▶ [AIM OF THE EXERCISE] Gather every line of the entries that includes the word "this".

▶ [EXTRACTED ENTRIES]
** start **

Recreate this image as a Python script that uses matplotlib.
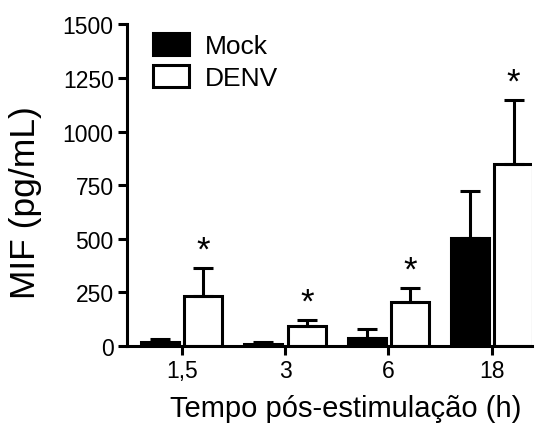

** end **
** start **

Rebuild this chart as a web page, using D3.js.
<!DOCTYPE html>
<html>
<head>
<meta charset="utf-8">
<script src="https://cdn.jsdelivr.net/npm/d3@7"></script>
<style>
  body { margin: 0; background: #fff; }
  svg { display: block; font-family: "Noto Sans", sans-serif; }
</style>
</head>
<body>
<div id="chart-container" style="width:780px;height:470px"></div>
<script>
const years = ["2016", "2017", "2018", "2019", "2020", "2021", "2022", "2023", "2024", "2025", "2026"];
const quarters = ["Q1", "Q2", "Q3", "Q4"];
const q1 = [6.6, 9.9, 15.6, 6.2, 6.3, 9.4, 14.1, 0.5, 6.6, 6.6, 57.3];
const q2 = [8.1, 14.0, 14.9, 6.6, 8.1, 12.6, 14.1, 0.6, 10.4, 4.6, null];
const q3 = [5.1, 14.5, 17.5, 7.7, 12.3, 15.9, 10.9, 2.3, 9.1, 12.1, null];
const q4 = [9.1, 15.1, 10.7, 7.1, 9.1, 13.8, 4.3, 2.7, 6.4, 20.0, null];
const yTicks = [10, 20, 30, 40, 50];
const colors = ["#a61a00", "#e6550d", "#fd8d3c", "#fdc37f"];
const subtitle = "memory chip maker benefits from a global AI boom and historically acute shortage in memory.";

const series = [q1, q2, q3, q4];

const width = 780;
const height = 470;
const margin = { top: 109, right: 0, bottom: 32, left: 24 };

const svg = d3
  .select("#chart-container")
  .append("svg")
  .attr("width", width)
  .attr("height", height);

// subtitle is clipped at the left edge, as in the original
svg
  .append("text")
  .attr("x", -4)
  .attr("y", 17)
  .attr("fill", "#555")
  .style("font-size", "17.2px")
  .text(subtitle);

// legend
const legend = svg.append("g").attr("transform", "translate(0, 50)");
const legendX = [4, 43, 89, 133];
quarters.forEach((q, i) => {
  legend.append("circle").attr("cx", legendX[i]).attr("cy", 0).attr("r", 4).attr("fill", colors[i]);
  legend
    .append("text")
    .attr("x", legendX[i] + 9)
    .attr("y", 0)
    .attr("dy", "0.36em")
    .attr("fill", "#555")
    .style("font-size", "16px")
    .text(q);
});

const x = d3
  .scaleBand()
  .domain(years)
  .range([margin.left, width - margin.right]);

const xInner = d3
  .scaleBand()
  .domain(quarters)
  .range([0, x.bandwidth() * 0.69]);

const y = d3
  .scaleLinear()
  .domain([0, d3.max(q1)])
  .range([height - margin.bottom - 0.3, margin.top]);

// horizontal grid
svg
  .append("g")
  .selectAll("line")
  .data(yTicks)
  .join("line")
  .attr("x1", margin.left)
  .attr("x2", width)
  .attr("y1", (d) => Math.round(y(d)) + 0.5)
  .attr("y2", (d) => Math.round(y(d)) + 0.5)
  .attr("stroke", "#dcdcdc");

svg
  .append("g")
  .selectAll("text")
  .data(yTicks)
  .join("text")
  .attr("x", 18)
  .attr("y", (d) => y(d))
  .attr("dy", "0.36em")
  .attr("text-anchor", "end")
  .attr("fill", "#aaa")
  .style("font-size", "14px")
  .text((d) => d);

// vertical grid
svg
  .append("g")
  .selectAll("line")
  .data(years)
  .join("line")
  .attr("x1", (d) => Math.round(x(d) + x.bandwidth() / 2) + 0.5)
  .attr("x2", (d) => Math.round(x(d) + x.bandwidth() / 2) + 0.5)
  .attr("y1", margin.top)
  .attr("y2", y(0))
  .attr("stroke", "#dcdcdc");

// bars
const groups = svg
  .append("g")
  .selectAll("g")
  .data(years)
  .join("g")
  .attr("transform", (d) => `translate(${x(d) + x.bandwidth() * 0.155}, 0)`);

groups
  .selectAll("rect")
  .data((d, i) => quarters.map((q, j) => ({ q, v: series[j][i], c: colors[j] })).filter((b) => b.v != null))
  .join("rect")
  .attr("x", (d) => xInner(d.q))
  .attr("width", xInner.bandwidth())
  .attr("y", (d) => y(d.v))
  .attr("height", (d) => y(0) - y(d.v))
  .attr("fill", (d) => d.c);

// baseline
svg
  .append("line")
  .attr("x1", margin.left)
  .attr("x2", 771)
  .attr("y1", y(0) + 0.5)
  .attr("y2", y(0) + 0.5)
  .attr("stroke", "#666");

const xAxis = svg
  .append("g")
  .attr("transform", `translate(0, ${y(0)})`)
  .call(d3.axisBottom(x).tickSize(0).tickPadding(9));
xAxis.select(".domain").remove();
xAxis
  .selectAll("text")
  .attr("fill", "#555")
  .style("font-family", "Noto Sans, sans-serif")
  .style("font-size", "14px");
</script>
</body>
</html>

** end **
** start **

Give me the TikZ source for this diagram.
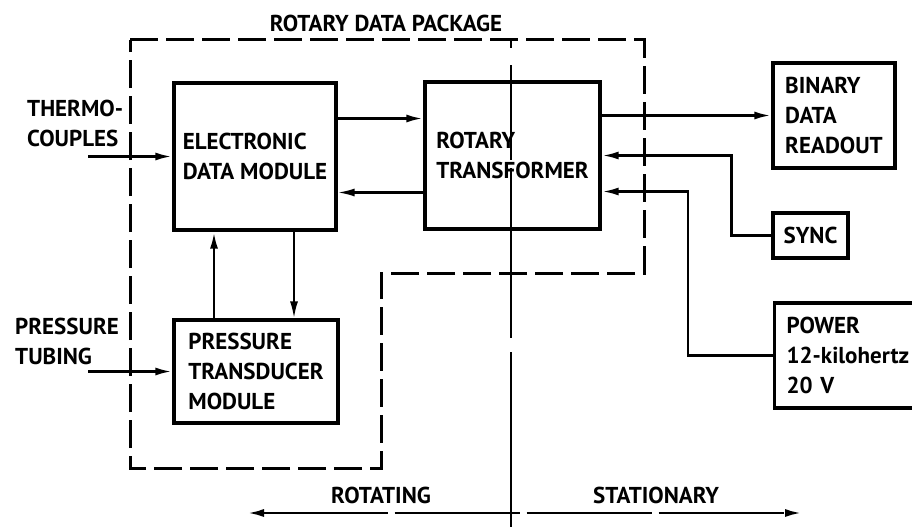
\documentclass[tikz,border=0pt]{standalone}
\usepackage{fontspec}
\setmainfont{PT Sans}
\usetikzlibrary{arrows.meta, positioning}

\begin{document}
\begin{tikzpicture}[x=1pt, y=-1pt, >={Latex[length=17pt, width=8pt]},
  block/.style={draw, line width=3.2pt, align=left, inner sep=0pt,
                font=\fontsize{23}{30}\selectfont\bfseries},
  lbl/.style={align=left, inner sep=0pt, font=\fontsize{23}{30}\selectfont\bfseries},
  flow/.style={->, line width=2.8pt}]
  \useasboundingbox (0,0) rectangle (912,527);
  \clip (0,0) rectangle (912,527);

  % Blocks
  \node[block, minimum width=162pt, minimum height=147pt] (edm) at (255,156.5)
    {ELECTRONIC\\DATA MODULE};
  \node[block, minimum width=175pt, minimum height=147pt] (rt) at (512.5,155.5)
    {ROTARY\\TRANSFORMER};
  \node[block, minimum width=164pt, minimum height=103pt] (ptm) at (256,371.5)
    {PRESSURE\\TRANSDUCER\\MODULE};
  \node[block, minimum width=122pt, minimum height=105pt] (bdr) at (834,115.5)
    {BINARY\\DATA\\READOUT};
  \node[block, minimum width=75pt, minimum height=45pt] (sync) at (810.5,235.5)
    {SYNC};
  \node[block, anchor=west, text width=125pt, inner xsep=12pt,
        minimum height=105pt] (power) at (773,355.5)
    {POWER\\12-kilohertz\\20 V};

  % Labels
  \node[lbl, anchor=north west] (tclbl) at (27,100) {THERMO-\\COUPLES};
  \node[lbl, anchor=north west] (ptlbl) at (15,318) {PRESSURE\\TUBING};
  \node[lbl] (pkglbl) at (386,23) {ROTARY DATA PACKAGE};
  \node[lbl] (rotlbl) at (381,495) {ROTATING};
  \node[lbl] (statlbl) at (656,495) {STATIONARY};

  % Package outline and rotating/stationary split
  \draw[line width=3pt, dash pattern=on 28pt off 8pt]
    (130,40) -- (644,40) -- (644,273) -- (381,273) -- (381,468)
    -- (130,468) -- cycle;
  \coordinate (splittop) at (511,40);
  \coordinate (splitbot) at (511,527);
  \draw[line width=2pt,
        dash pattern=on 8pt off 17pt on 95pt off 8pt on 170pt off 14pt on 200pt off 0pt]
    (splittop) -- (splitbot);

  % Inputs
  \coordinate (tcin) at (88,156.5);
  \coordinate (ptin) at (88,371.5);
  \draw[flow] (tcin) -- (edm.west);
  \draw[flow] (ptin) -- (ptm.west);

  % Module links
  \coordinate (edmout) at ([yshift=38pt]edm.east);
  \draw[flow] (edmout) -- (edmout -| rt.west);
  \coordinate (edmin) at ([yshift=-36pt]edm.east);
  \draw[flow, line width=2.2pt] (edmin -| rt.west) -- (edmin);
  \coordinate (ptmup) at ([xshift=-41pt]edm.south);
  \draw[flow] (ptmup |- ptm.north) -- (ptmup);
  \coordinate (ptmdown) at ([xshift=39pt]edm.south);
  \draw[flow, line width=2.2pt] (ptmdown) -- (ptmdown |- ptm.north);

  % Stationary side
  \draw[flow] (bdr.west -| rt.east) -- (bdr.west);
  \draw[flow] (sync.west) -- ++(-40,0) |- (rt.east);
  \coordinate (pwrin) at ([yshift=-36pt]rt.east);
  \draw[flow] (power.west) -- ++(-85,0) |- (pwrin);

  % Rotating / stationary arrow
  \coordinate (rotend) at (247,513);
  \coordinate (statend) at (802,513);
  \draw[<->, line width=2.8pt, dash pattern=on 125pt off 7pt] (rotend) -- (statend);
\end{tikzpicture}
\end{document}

** end **

▶ [REPLY]
Recreate this image as a Python script that uses matplotlib.
Rebuild this chart as a web page, using D3.js.
Give me the TikZ source for this diagram.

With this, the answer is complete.